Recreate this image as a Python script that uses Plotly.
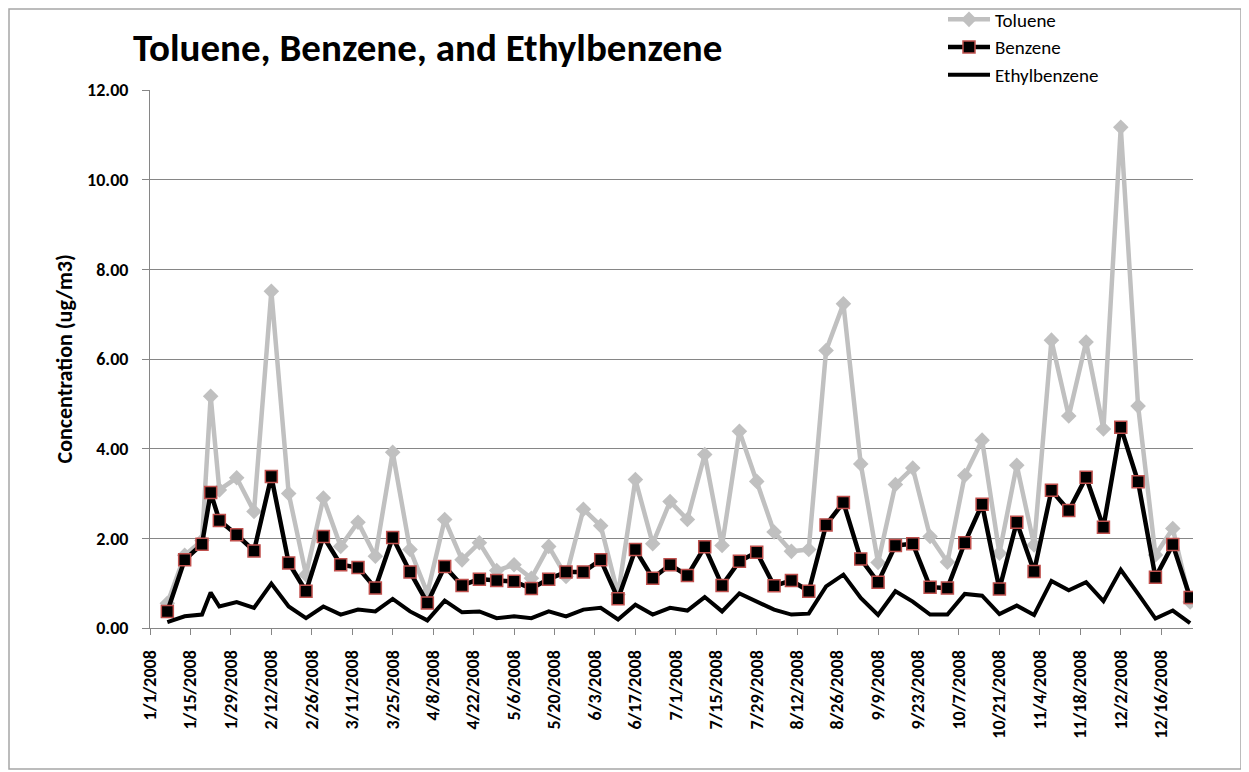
import plotly.graph_objects as go

# sample dates (1-in-6 schedule plus one make-up day on 1/22)
dates = ["2008-01-07", "2008-01-13", "2008-01-19", "2008-01-22", "2008-01-25", "2008-01-31",
         "2008-02-06", "2008-02-12", "2008-02-18", "2008-02-24", "2008-03-01", "2008-03-07",
         "2008-03-13", "2008-03-19", "2008-03-25", "2008-03-31", "2008-04-06", "2008-04-12",
         "2008-04-18", "2008-04-24", "2008-04-30", "2008-05-06", "2008-05-12", "2008-05-18",
         "2008-05-24", "2008-05-30", "2008-06-05", "2008-06-11", "2008-06-17", "2008-06-23",
         "2008-06-29", "2008-07-05", "2008-07-11", "2008-07-17", "2008-07-23", "2008-07-29",
         "2008-08-04", "2008-08-10", "2008-08-16", "2008-08-22", "2008-08-28", "2008-09-03",
         "2008-09-09", "2008-09-15", "2008-09-21", "2008-09-27", "2008-10-03", "2008-10-09",
         "2008-10-15", "2008-10-21", "2008-10-27", "2008-11-02", "2008-11-08", "2008-11-14",
         "2008-11-20", "2008-11-26", "2008-12-02", "2008-12-08", "2008-12-14", "2008-12-20",
         "2008-12-26"]

toluene = [0.55, 1.62, 1.95, 5.17, 3.08, 3.35, 2.60, 7.51, 3.00, 1.19, 2.90, 1.82, 2.36, 1.60,
           3.92, 1.75, 0.78, 2.42, 1.52, 1.90, 1.28, 1.41, 1.11, 1.82, 1.15, 2.65, 2.28, 0.75,
           3.31, 1.88, 2.82, 2.42, 3.87, 1.84, 4.39, 3.27, 2.14, 1.71, 1.75, 6.19, 7.23, 3.66,
           1.46, 3.20, 3.57, 2.04, 1.47, 3.40, 4.19, 1.67, 3.63, 1.85, 6.42, 4.73, 6.38, 4.44,
           11.17, 4.95, 1.63, 2.22, 0.58]

benzene = [0.37, 1.52, 1.87, 3.02, 2.40, 2.08, 1.72, 3.38, 1.45, 0.82, 2.04, 1.41, 1.35, 0.89,
           2.02, 1.25, 0.56, 1.37, 0.95, 1.09, 1.06, 1.04, 0.88, 1.09, 1.25, 1.25, 1.52, 0.65,
           1.75, 1.11, 1.41, 1.17, 1.81, 0.95, 1.49, 1.69, 0.94, 1.06, 0.82, 2.30, 2.80, 1.54,
           1.02, 1.84, 1.88, 0.91, 0.89, 1.90, 2.76, 0.87, 2.36, 1.26, 3.07, 2.62, 3.36, 2.25,
           4.48, 3.26, 1.13, 1.86, 0.68]

ethylbenzene = [0.13, 0.26, 0.30, 0.79, 0.48, 0.58, 0.45, 0.99, 0.48, 0.22, 0.48, 0.30, 0.41, 0.37,
                0.65, 0.37, 0.17, 0.61, 0.35, 0.37, 0.22, 0.26, 0.22, 0.37, 0.26, 0.41, 0.45, 0.19,
                0.52, 0.30, 0.45, 0.39, 0.69, 0.37, 0.77, 0.59, 0.41, 0.30, 0.32, 0.93, 1.19, 0.67,
                0.29, 0.82, 0.59, 0.30, 0.30, 0.76, 0.72, 0.31, 0.50, 0.29, 1.05, 0.84, 1.02, 0.60,
                1.30, 0.76, 0.21, 0.39, 0.11]

FONT = "Calibri, Carlito, Lato, sans-serif"
GRID = "#868686"

fig = go.Figure()
fig.add_trace(go.Scatter(x=dates, y=toluene, name="Toluene", mode="lines+markers",
                         line=dict(color="#C0C0C0", width=4.5),
                         marker=dict(symbol="diamond", size=12, color="#C0C0C0")))
fig.add_trace(go.Scatter(x=dates, y=benzene, name="Benzene", mode="lines+markers",
                         line=dict(color="black", width=4.5),
                         marker=dict(symbol="square", size=12, color="black",
                                     line=dict(color="#C0504D", width=1.5))))
fig.add_trace(go.Scatter(x=dates, y=ethylbenzene, name="Ethylbenzene", mode="lines",
                         line=dict(color="black", width=4)))

# the page body adds an 8px offset, so layout is laid out in page pixels minus OFF
OFF = 8
W, H = 1249, 772
L, T = 150 - OFF, 90 - OFF
pw, ph = 1043, 538
R, B = W - L - pw, H - T - ph

def px(x):  # page x -> paper x
    return (x - OFF - L) / pw

def py(y):  # page y -> paper y
    return (T + ph - (y - OFF)) / ph

fig.update_layout(
    width=W, height=H,
    margin=dict(l=L, r=R, t=T, b=B, autoexpand=False),
    paper_bgcolor="white", plot_bgcolor="white",
    font=dict(family=FONT, color="black"),
    title=dict(text="<b>Toluene, Benzene, and Ethylbenzene</b>", font=dict(size=39, family=FONT),
               x=(133 - OFF) / W, xanchor="left", xref="container",
               y=1 - (47 - OFF) / H, yanchor="middle", yref="container"),
    showlegend=True,
    legend=dict(x=px(943), y=py(0.5), xanchor="left", yanchor="top",
                font=dict(size=19, family=FONT), bgcolor="rgba(0,0,0,0)",
                itemwidth=42, tracegroupgap=0),
    xaxis=dict(type="date", range=["2008-01-01", "2008-12-27"],
               tick0="2008-01-01", dtick=14 * 86400000, tickformat="%-m/%-d/%Y",
               tickangle=-90, tickfont=dict(size=18, family=FONT, weight="bold"),
               showgrid=False, showline=True, linecolor=GRID, linewidth=1,
               ticks="outside", ticklen=6, tickcolor=GRID, ticklabelstandoff=8,
               automargin=False),
    yaxis=dict(range=[0, 12], dtick=2, tickformat=".2f",
               tickfont=dict(size=18, family=FONT, weight="bold"),
               showgrid=True, gridcolor=GRID, gridwidth=1, zeroline=False,
               showline=True, linecolor=GRID, linewidth=1,
               ticks="outside", ticklen=7, tickcolor=GRID, ticklabelstandoff=10,
               automargin=False),
    annotations=[dict(text="<b>Concentration (ug/m3)</b>", textangle=-90,
                      x=px(48), y=0.5, xref="paper", yref="paper",
                      showarrow=False, font=dict(size=22, family=FONT))],
    shapes=[dict(type="rect", xref="paper", yref="paper",
                 x0=px(9), x1=px(1241), y0=py(769), y1=py(9),
                 line=dict(color="#A6A6A6", width=1.5), layer="below")],
)

fig.write_html("out.html")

★ ★ ★ ★

### Exercise
Starting at the top of the listing above, please restate word for word each line up to and including the one that holds "import plotly.graph_objects as go", omitting every image.

### Solution to the problem
Recreate this image as a Python script that uses Plotly.
import plotly.graph_objects as go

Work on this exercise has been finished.